Здесь сходились дороги: магистраль вела в Турачи, вправо отходила дорога на селения Деваджин (Де-ва-цзин) и Джигду, влево – на селения Чокагу и Чиктым.
Селение Чокагу находится в преддверии к пустыне, которую китайцы в древности называли Бо-лун-дуй, позднее же – Фан-гоби (Fong-gobi) или Ветреной гоби[263]. Это – «долина бесов» Ван Янь-дэ, о которой я имел уже случай говорить выше, С тех пор завеса, скрывавшая ее от взоров европейцев, была сорвана экспедицией В. И. Роборовского, который и дал нам довольно подробное ее описание[264].

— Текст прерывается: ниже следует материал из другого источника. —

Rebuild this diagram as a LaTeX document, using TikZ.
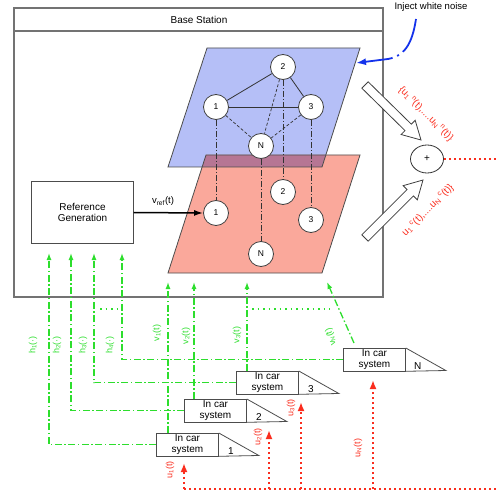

Пройдя описанной степью километров двадцать, мы вышли к селению Турачи, также Сы-пу-ли, или Сань-дао-лин, лежащему почти на границе хамийских владений; далее на запад уже залегает пустыня, благодаря которой пункт этот и превратился в обычное место остановки обозов и караванов, следующих из Хами в Джунгарию или Турфан. Движение здесь большое, и, как говорят, содержатели местных таней делают недурные дела. Мы выбрали тань, в котором было меньше народу, но и тут еле добились отдельного помещения. Впрочем, такое стечение проезжающих – явление обычное только осенью, в другие же месяцы, а особенно летом, тани пустуют нередко по суткам и более.
Абсолютная высота Турачи оказалась равной 3386 футам (1032 м) – цифре несколько неожиданной, так как подъем равнины не казался нам вовсе крутым. Согласно Футтереру, высота этого селения даже больше, а именно равняется 3608 футам (1106 м)[265].